____ Source excerpt

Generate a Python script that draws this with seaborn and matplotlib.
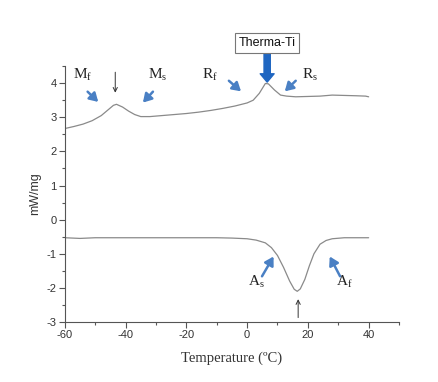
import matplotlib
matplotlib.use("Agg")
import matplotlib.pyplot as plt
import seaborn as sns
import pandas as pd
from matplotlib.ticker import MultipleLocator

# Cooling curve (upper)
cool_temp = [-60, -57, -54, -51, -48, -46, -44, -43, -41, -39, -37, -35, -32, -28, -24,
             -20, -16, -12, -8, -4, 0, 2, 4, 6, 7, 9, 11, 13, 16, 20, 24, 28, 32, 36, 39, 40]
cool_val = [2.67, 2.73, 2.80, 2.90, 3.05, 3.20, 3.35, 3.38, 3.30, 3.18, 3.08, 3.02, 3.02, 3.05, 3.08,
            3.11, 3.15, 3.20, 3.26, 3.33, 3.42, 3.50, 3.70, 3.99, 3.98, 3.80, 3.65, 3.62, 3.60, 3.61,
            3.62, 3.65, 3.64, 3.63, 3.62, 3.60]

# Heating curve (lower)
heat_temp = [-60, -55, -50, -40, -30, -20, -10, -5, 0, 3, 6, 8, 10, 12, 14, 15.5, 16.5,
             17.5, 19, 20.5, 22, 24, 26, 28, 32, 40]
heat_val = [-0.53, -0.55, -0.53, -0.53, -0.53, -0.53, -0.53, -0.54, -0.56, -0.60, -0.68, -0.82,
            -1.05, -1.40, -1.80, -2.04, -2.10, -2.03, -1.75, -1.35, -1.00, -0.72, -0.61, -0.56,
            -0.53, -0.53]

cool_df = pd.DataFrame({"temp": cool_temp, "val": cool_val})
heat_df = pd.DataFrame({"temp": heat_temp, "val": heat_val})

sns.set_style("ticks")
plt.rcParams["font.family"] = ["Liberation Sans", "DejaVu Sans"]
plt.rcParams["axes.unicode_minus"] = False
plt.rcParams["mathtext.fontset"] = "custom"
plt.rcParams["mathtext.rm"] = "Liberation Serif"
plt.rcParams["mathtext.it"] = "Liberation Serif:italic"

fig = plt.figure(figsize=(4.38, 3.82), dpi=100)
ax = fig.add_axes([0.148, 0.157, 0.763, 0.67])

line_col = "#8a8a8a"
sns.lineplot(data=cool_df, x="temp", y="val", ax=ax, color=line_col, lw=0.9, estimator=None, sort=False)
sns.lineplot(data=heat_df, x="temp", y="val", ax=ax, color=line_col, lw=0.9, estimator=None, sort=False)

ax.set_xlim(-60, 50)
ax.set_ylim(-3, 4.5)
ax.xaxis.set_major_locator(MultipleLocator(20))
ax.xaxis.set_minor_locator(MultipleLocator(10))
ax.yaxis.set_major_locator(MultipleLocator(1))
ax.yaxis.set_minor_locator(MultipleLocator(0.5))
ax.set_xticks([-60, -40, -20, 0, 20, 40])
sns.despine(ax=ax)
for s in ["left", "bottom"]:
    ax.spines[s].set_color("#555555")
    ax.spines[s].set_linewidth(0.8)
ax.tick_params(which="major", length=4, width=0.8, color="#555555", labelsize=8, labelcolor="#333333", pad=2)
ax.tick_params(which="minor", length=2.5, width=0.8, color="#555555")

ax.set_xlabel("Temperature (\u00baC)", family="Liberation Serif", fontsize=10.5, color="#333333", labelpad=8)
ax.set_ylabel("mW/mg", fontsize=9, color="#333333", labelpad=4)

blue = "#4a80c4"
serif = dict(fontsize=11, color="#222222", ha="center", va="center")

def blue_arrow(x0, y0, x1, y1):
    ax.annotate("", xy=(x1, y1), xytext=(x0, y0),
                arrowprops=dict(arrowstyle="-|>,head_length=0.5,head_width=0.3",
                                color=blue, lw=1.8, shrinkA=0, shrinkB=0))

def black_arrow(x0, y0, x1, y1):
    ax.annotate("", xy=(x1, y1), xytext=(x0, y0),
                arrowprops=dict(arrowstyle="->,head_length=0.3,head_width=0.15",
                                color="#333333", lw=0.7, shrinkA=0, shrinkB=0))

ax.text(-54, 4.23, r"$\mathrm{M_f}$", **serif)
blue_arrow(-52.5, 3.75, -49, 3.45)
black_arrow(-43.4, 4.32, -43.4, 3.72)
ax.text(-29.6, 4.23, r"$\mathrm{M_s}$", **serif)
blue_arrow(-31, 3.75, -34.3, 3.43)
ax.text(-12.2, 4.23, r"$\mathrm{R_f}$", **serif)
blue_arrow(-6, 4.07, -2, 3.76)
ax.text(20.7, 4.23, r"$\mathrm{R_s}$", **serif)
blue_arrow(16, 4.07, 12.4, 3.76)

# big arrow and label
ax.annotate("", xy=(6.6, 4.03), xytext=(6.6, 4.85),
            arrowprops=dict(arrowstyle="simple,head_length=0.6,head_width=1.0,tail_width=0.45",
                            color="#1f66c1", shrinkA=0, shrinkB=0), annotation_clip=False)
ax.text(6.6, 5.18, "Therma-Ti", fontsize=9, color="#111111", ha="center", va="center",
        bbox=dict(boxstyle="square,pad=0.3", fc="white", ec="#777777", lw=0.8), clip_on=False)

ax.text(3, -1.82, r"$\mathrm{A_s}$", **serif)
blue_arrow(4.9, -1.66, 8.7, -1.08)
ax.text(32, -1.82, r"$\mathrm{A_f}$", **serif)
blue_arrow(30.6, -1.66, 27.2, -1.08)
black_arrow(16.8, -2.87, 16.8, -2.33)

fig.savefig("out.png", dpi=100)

________

=== The exercise ===
Repeat the listing above up to and including the line with "from matplotlib.ticker import MultipleLocator", starting from its first line. Drop any pictures.

=== Solution to this problem ===
Generate a Python script that draws this with seaborn and matplotlib.
import matplotlib
matplotlib.use("Agg")
import matplotlib.pyplot as plt
import seaborn as sns
import pandas as pd
from matplotlib.ticker import MultipleLocator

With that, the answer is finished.